No hay día que no se lea o no se oiga la expresión batalla cultural o batalla de la cultura. Se antoja que la mayoría acepta sin reparos una fórmula equívoca, al servicio de la confusión, ordenada al desafío, dispuesta al enfrentamiento. Nada más ajeno a la cultura que adoptarla como territorio de combate cuando es espacio de encuentro que no destierra disidencias, ni antipatías, ni rebeldías. La aceptación de la cultura como ámbito irreductible de pugna, además de contradictorio, resulta una invitación al falseamiento de la memoria, una perversión de la historia, un trastorno de lo que en el ser humano es más verdadero. La verdad es cultura no porque todo lo que la informa sea verdadero sino porque es lo auténtico de lo humano irrenunciable. A la violencia del combate se puede renunciar, dirimiendo discordias por otros medios como el diálogo, esa palabra entre dos.
La palabra como mediadora en la disputa que exhibe la razón que no siempre es la verdad pero la merodea. En la actualidad, las ideologías de todo signo se han apropiado del vocablo cultura para manipularlo hasta vaciarlo de sus tradicionales significados y reponerlos con otros malmirados. La cultura es una generosidad que el ser humano se ha dado a sí mismo, aquello que se ofrece sin esperar nada a cambio a excepción de que se atesore, se enriquezca, se transmita. La apropiación exclusiva de la cultura por parte de una facción solo es viable sobre la abolición de la generosidad consciente o no en que se funda.
Al servicio de ideologías, convenientemente politizada, batalla cultural apela al conflicto por apropiarse de un patrimonio común con objeto de desposeer a otros que también son albaceas. Cultura es también historia ahora transformada en herramienta privilegiada de intereses políticos y sujeta a todo tipo de tergiversaciones reguladas por la necesidad política del momento. Se reivindican derechos sometidos al apremio ideológico en lugar de rescatar su autonomía al margen de intereses politizados, de manera que también se desvirtúan perdiendo su condición de referentes paradigmáticos que expresan la igualdad.

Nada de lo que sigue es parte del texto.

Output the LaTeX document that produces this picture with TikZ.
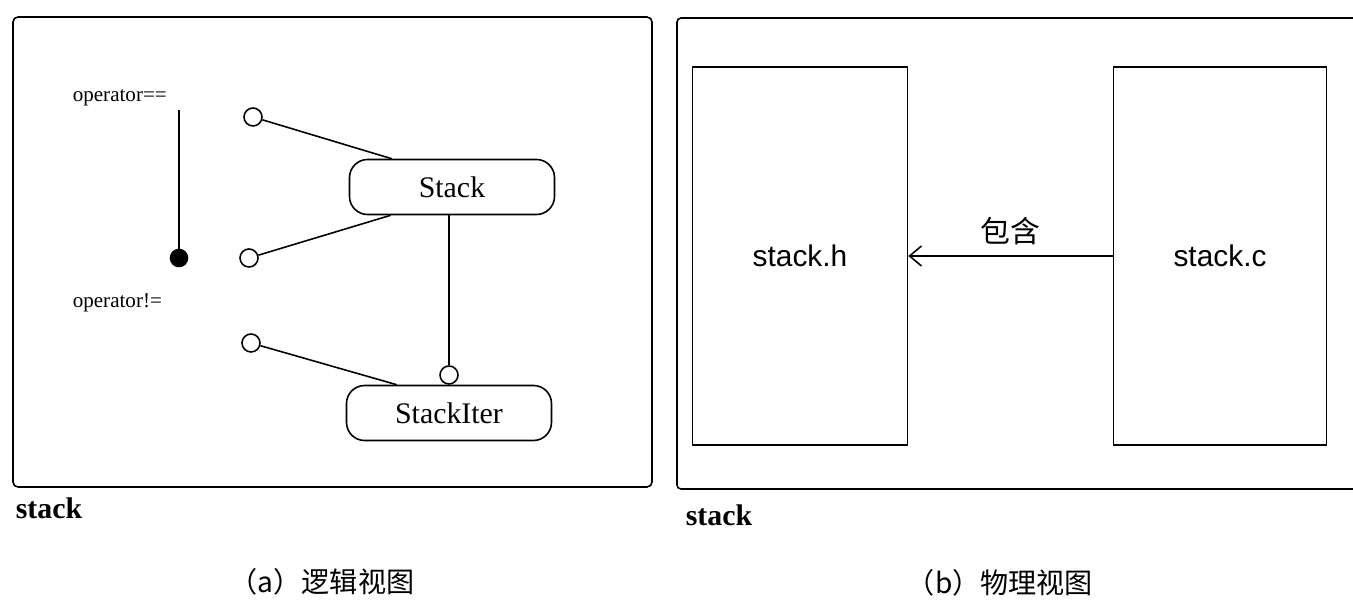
\documentclass[tikz,border=0pt]{standalone}
\usepackage{fontspec}
\setmainfont{Liberation Serif}
\newfontfamily\arialfont{Liberation Sans}
\newfontfamily\cjk{Noto Sans CJK SC}
\usetikzlibrary{arrows.meta,positioning}

\begin{document}
\begin{tikzpicture}[x=0.02cm,y=-0.02cm,line width=0.9pt,
  cls/.style={draw,rounded corners=0.36cm,minimum width=4.1cm,minimum height=1.1cm,font=\fontsize{17}{20}\selectfont},
  iface/.style={draw,circle,fill=white,inner sep=0pt,minimum size=0.36cm},
  fn/.style={font=\fontsize{12}{14}\selectfont,inner sep=0pt},
  pkg/.style={font=\fontsize{17}{20}\selectfont\bfseries,inner sep=0pt},
  file/.style={draw,minimum width=4.3cm,minimum height=7.56cm,font=\arialfont\fontsize{17}{20}\selectfont},
  caption/.style={font=\cjk\fontsize{16}{18}\selectfont,inner sep=0pt},
  incarrow/.style={{Straight Barb[length=0.24cm,width=0.4cm]}-}]
\useasboundingbox (0,0) rectangle (1353,607);

% (a) logical view
\draw[rounded corners=0.1cm] (13,17) -- (652,17) -- (652,487) -- (13,487) -- cycle;
\node[cls] (stack) at (452,187) {Stack};
\node[cls] (iter) at (449,413) {StackIter};
\node[fn,anchor=west] (opeq) at (72,98) {operator==};
\node[fn,anchor=west] (opne) at (72,303) {operator!=};
\coordinate (optop) at (179,110);
\node[draw,circle,fill=black,inner sep=0pt,minimum size=0.34cm] (opdot) at (179,258) {};
\draw (optop) -- (opdot);
\node[iface] (i1) at (253,117) {};
\node[iface] (i2) at (249,258) {};
\node[iface] (i3) at (251,343) {};
\node[iface] (i4) at (449,375) {};
\draw (i1) -- ([xshift=0.86cm]stack.north west);
\draw (i2) -- ([xshift=0.84cm]stack.south west);
\draw (i3) -- ([xshift=1.02cm]iter.north west);
\draw (stack.south -| i4) -- (i4);
\node[pkg,anchor=west] (pkga) at (15,508) {stack};
\node[caption] (capa) at (322,582) {（a）逻辑视图};

% (b) physical view
\draw[rounded corners=0.08cm] (1353,18) -- (677,18) -- (677,489) -- (1353,489);
\node[file] (stackh) at (800,256) {stack.h};
\node[file,minimum width=4.26cm] (stackc) at (1220,256) {stack.c};
\draw[incarrow] (stackh.east) -- (stackc.west)
  node[midway,above=0.2cm,caption,font=\cjk\fontsize{17}{20}\selectfont] (incltxt) {包含};
\node[pkg,anchor=west] (pkgb) at (685,515) {stack};
\node[caption] (capb) at (1000,583) {（b）物理视图};
\end{tikzpicture}
\end{document}
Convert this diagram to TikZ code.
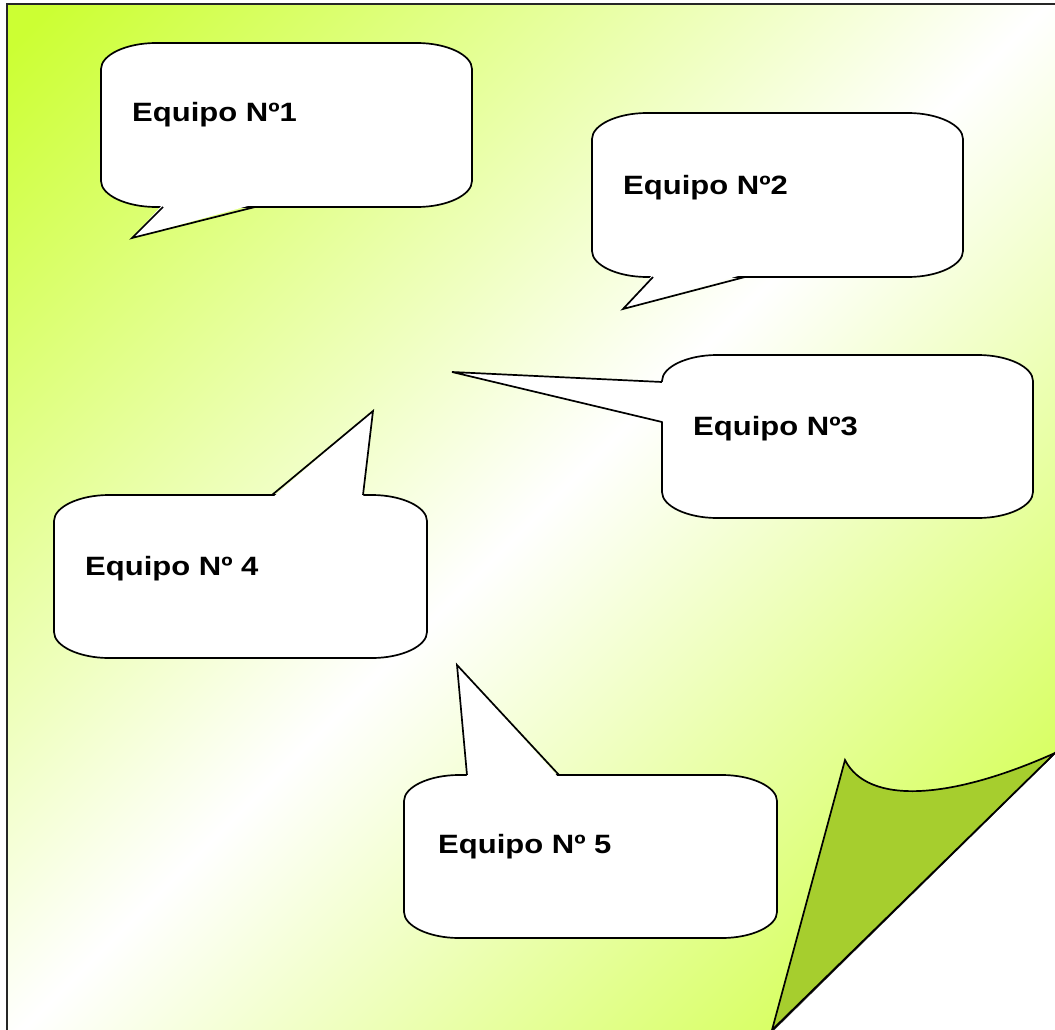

Ya no son principios sino estrategias que operan de pretextos para imponer un pensamiento sobre otro. La cultura es otra excusa para una beligerancia acusada, cada vez más inflamada. Surgen voces que apelan a otras fórmulas con el propósito de respetar el término cultura: combate de las ideas o, más sencillamente, conocimiento. Pero ninguna de las dos restituye con garantías el sentido de cultura. Porque la elección de la palabra no es casualidad, sino premeditación; no es azar, sino voluntad. Las ideas son sólo una parcialidad dentro de la cultura, del mismo modo que conocimiento implica una disposición activa que reduce significativamente el sentido de lo cultural.
Sin embargo, la lucha por adueñarse de la cultura condiciona ya la percepción y restringe la libertad. Para unos, la concesión de un galardón reconocido a un actor de color será una victoria de las políticas de igualdad impulsadas por el wokismo; para otros, será el resultado de la aceptación del gremio cinematográfico de esas políticas. Para ninguno, hará justicia al oficio y compromiso del actor. La sospecha contamina a los premios literarios: desde hace unos años la mayoría ha tenido como recipendiarias a escritoras. Si unos reivindican una efervescencia de la literatura femenina consecuencia de la aplicación de la ideología de género, otros se limitan a destacar que esa efervescencia tiene su origen en esa ideología, pero no en la calidad literaria. La sospecha se ha introducido en la cultura a través de la que se observan en exclusiva movimientos tácticos de las facciones enfrentadas que devalúan y desprestigian a la cultura misma. No parece que la solución resida en palabras como repuesto de cultura porque adolece de falta de repuesto. Más bien en dejar a la cultura en paz y situar la discusión en otro lugar.